Er is helaas niet één oplossing voor het voorkomen van stedelijke
grondwaterproblematiek, zo concludeert de projectgroep die het rapport
heeft opgesteld. Daarvoor is de situatie in de stad te complex. Één
van de aanbevelingen uit het rapport is dat iedereen verantwoordelijk
is op het eigen terrein. Huiseigenaren dienen dus zelf te zorgen voor
voldoende ontwatering van hun percelen, net zoals ze zelf
verantwoordelijk zijn voor de riolering die vanaf het gebouw loopt tot
aan de erf afscheiding. In het verlengde daarvan volgt de aanbeveling
dat de overheid moet zorgen dat de burger zich die eigen
verantwoordelijkheid ook waar kan maken. Zo zou er een zorgplicht
kunnen worden ingevoerd voor gemeenten voor de inzameling en afvoer
van overtollig grondwater.
Veel problemen kunnen worden opgelost met preventieve maatregelen.

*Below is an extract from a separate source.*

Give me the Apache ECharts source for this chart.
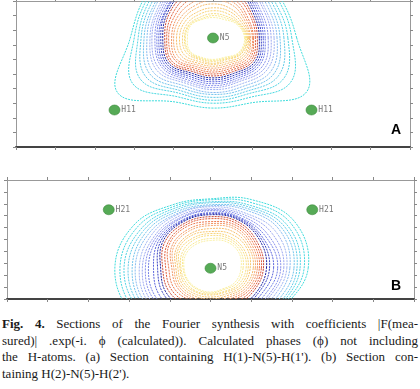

Bijvoorbeeld door al bij ontwerp en bouw van huizen rekening te houden
met de feitelijke grondwatersituatie ter plaatse. In het rapport wordt
opgemerkt dat de bouwwet- en regelgeving niet altijd op elkaar
aansluiten waardoor zich tijdens en na het bouwen problemen voor
kunnen doen.
Ten slotte wil ik nog even iets kwijt over de uitdaging waar we voor
staan. Wonen en werken in een land waarvan een groot deel beneden
zeeniveau ligt stelt ons voortdurend voor nieuwe vragen over
handhaving van de leefbaarheid. Nu de meeste wetenschappers het er
over eens zijn dat het klimaat aan het veranderen is, heeft dat
onmiskenbaar gevolgen voor de ruimtelijke inrichting van ons land.
Ruimte voor water is noodzakelijk en als die ruimte dan gevuld kan
worden door een goed werkende riolering kan dat alleen maar plezierig
zijn. Op naar de New Look. Ik wens u een geslaagde bijeenkomst toe.